Inclusion means making sure everyone can contribute meaningfully, not making preparation optional for some people. When you catch unprepared attendees up, you're actually excluding the prepared ones by wasting their time and devaluing their effort. Real inclusion happens when everyone knows preparation is expected and the meeting respects that investment.
Set clear expectations upfront about what preparation looks like and why it matters. When someone arrives unprepared, acknowledge it briefly but don't stop the meeting to catch them up. Instead, point them to the materials they can review after, or schedule a quick sync later. This maintains respect for everyone's time while still being professional and fair.
Leaders often confuse kindness with accommodation. Saying yes to catching people up feels good in the moment and avoids awkwardness. But this creates a cultural norm where preparation becomes optional, and the prepared end up doing extra work. Breaking this habit requires being clear that catching people up isn't actually kind to the team, it's just shifting the burden.

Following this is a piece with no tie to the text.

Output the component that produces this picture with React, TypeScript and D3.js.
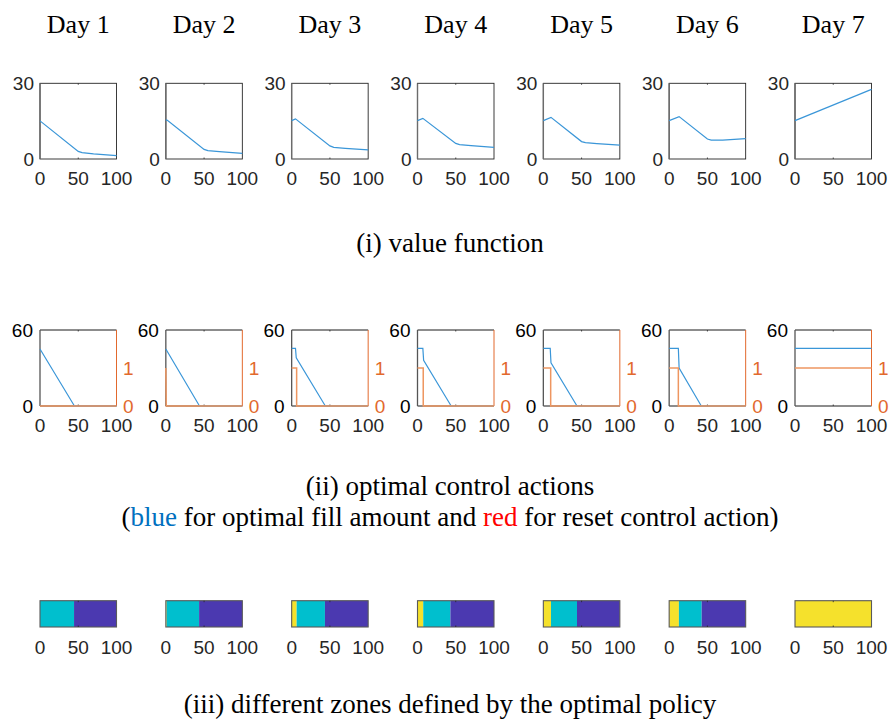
import React from "react";
import * as d3 from "d3";

// Seven planning days, one column each
const days = ["Day 1", "Day 2", "Day 3", "Day 4", "Day 5", "Day 6", "Day 7"];
const xTicks = [0, 50, 100];

// (i) value function: [state, value] breakpoints per day
const valueDay1 = [[0, 15.1], [50, 3.0], [55, 2.5], [70, 2.0], [100, 1.3]];
const valueDay2 = [[0, 15.5], [2, 15.3], [50, 3.8], [55, 3.3], [70, 2.9], [100, 2.2]];
const valueDay3 = [[0, 15.2], [5, 15.9], [50, 5.2], [55, 4.6], [70, 4.2], [100, 3.6]];
const valueDay4 = [[0, 15.2], [7, 16.1], [50, 6.2], [55, 5.7], [70, 5.3], [100, 4.6]];
const valueDay5 = [[0, 15.2], [10, 16.5], [50, 6.9], [55, 6.5], [70, 6.1], [100, 5.5]];
const valueDay6 = [[0, 15.2], [13, 16.8], [50, 7.9], [55, 7.5], [70, 7.5], [100, 8.1]];
const valueDay7 = [[0, 15.2], [100, 27.6]];
const valueCurves = [valueDay1, valueDay2, valueDay3, valueDay4, valueDay5, valueDay6, valueDay7];
const valueTicks = [0, 30];

// (ii) optimal fill amount (left axis) per day
const fillDay1 = [[0, 45], [45, 0], [100, 0]];
const fillDay2 = [[0, 45], [44, 0], [100, 0]];
const fillDay3 = [[0, 45.5], [5, 45.5], [6, 38], [44, 0], [100, 0]];
const fillDay4 = [[0, 45.5], [7, 45.5], [8, 36], [44, 0], [100, 0]];
const fillDay5 = [[0, 45.5], [9, 45.5], [10, 34], [44, 0], [100, 0]];
const fillDay6 = [[0, 45.5], [12, 45.5], [13, 30], [42, 0], [100, 0]];
const fillDay7 = [[0, 45.5], [100, 45.5]];
const fillCurves = [fillDay1, fillDay2, fillDay3, fillDay4, fillDay5, fillDay6, fillDay7];
const fillTicks = [0, 60];

// (ii) reset control action (right axis, 0/1) per day
const resetDay1 = [[0, 0], [100, 0]];
const resetDay2 = [[0, 1], [0.5, 0], [100, 0]];
const resetDay3 = [[0, 1], [6.5, 1], [6.5, 0], [100, 0]];
const resetDay4 = [[0, 1], [7.5, 1], [7.5, 0], [100, 0]];
const resetDay5 = [[0, 1], [9.6, 1], [9.6, 0], [100, 0]];
const resetDay6 = [[0, 1], [12, 1], [12, 0], [100, 0]];
const resetDay7 = [[0, 1], [100, 1]];
const resetCurves = [resetDay1, resetDay2, resetDay3, resetDay4, resetDay5, resetDay6, resetDay7];
const resetTicks = [0, 1];

// (iii) zone boundaries: end of reset zone, end of fill zone
const resetZoneEnd = [0, 1, 6.5, 7.5, 10, 12.7, 100];
const fillZoneEnd = [44.5, 43.5, 43.5, 43, 44, 42.5, 100];
const zoneColors = ["#F5E12C", "#00BFCE", "#4B39B0"];

const W = 891;
const H = 719;
const panelW = 76.5;

const tickFont = "'Liberation Sans', Arial, Helvetica, sans-serif";
const serifFont = "'Liberation Serif', 'Times New Roman', Times, serif";
const axisGray = "#262626";
const blueLine = "#3A96D8";
const orangeAxis = "#E2692D";
const orangeLine = "#EE9660";

const left = d3.scalePoint<string>().domain(days).range([40, 795]);
const xPanel = (i: number) =>
  d3.scaleLinear().domain([0, 100]).range([left(days[i])!, left(days[i])! + panelW]);

const row1 = { top: 83.3, bottom: 159 };
const row2 = { top: 330, bottom: 406 };
const row3 = { top: 600.7, bottom: 627 };

const yValue = d3.scaleLinear().domain([0, 30]).range([row1.bottom, row1.top]);
const yFill = d3.scaleLinear().domain([0, 60]).range([row2.bottom, row2.top]);
const yReset = d3.scaleLinear().domain([0, 2]).range([row2.bottom, row2.top]);

function XTickLabels({ x, baseline }: { x: d3.ScaleLinear<number, number>; baseline: number }) {
  return (
    <g>
      {xTicks.map((t) => (
        <text key={t} x={x(t)} y={baseline} textAnchor="middle" fontFamily={tickFont} fontSize={19} fill={axisGray}>
          {t}
        </text>
      ))}
    </g>
  );
}

function InnerTicks({ x, top, bottom }: { x: d3.ScaleLinear<number, number>; top: number; bottom: number }) {
  return (
    <g stroke={axisGray} strokeWidth={0.8}>
      <line x1={x(50)} x2={x(50)} y1={top} y2={top + 1.5} />
      <line x1={x(50)} x2={x(50)} y1={bottom} y2={bottom - 1.5} />
    </g>
  );
}

export default function App() {
  const lineOf = (x: d3.ScaleLinear<number, number>, y: d3.ScaleLinear<number, number>) =>
    d3.line<number[]>().x((d) => x(d[0])).y((d) => y(d[1]));

  return (
    <svg
      width={W}
      height={H}
      viewBox={`0 0 ${W} ${H}`}
      style={{ position: "absolute", left: 0, top: 0, background: "#fff" }}
    >
      <rect width={W} height={H} fill="#fff" />

      {/* Day headers */}
      {days.map((d, i) => {
        const x = xPanel(i);
        return (
          <text key={d} x={x(50)} y={33} textAnchor="middle" fontFamily={serifFont} fontSize={26} fill="#000">
            {d}
          </text>
        );
      })}

      {/* Row (i): value function */}
      {days.map((d, i) => {
        const x = xPanel(i);
        return (
          <g key={`v-${d}`}>
            <rect x={x(0)} y={row1.top} width={panelW} height={row1.bottom - row1.top} fill="#fff" stroke={axisGray} strokeWidth={0.9} />
            <line x1={x(0)} x2={x(0)} y1={row1.top} y2={row1.bottom} stroke="#6b6b6b" strokeWidth={1.4} />
            <InnerTicks x={x} top={row1.top} bottom={row1.bottom} />
            <path d={lineOf(x, yValue)(valueCurves[i])!} fill="none" stroke={blueLine} strokeWidth={1.2} />
            {valueTicks.map((t) => (
              <text key={t} x={x(0) - 6} y={yValue(t) + 6.8} textAnchor="end" fontFamily={tickFont} fontSize={19} fill={axisGray}>
                {t}
              </text>
            ))}
            <XTickLabels x={x} baseline={185} />
          </g>
        );
      })}
      <text x={450} y={252} textAnchor="middle" fontFamily={serifFont} fontSize={27} fill="#000">
        (i) value function
      </text>

      {/* Row (ii): optimal control actions */}
      {days.map((d, i) => {
        const x = xPanel(i);
        return (
          <g key={`c-${d}`}>
            <line x1={x(0)} x2={x(100)} y1={row2.top} y2={row2.top} stroke="#000" strokeWidth={0.9} />
            <line x1={x(0)} x2={x(100)} y1={row2.bottom} y2={row2.bottom} stroke="#000" strokeWidth={0.9} />
            <line x1={x(0)} x2={x(0)} y1={row2.top} y2={row2.bottom} stroke="#555" strokeWidth={1.3} />
            <line x1={x(100)} x2={x(100)} y1={row2.top} y2={row2.bottom} stroke={orangeAxis} strokeWidth={1} />
            <InnerTicks x={x} top={row2.top} bottom={row2.bottom} />
            <path d={lineOf(x, yFill)(fillCurves[i])!} fill="none" stroke={blueLine} strokeWidth={1.2} />
            <path d={lineOf(x, yReset)(resetCurves[i])!} fill="none" stroke={orangeLine} strokeWidth={1.5} />
            {fillTicks.map((t) => (
              <text key={t} x={x(0) - 7} y={yFill(t) + 6.8} textAnchor="end" fontFamily={tickFont} fontSize={19} fill="#000">
                {t}
              </text>
            ))}
            {resetTicks.map((t) => (
              <text key={t} x={x(100) + 6.5} y={yReset(t) + 6.8} textAnchor="start" fontFamily={tickFont} fontSize={19} fill={orangeAxis}>
                {t}
              </text>
            ))}
            <XTickLabels x={x} baseline={432} />
          </g>
        );
      })}
      <text x={450} y={495} textAnchor="middle" fontFamily={serifFont} fontSize={27} fill="#000">
        (ii) optimal control actions
      </text>
      <text x={450} y={526} textAnchor="middle" fontFamily={serifFont} fontSize={27} fill="#000">
        (<tspan fill="#0070C0">blue</tspan> for optimal fill amount and <tspan fill="#FF0000">red</tspan> for reset control action)
      </text>

      {/* Row (iii): zones */}
      {days.map((d, i) => {
        const x = xPanel(i);
        const bounds = [0, resetZoneEnd[i], fillZoneEnd[i], 100];
        return (
          <g key={`z-${d}`}>
            {zoneColors.map((c, k) =>
              bounds[k + 1] > bounds[k] ? (
                <rect key={c} x={x(bounds[k])} y={row3.top} width={x(bounds[k + 1]) - x(bounds[k])} height={row3.bottom - row3.top} fill={c} />
              ) : null
            )}
            <rect x={x(0)} y={row3.top} width={panelW} height={row3.bottom - row3.top} fill="none" stroke="#5a5a5a" strokeWidth={1.1} />
            <InnerTicks x={x} top={row3.top} bottom={row3.bottom} />
            <XTickLabels x={x} baseline={654} />
          </g>
        );
      })}
      <text x={450} y={713} textAnchor="middle" fontFamily={serifFont} fontSize={27} fill="#000">
        (iii) different zones defined by the optimal policy
      </text>
    </svg>
  );
}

Prepared team members start feeling resentful because their effort gets wasted and undervalued. Meanwhile, unprepared people face no consequences, so they keep skipping prep work. This breeds frustration and kills trust in the meeting system itself. Teams that enforce preparation standards consistently report better engagement and faster decision-making.
Start by naming the problem directly with your team. Explain that catching people up has become a hidden tax on prepared attendees. Then set a new standard: preparation is required, and if someone can't prepare, they shouldn't attend. Be consistent about this for at least a few weeks so the new norm sticks. You'll see engagement improve quickly.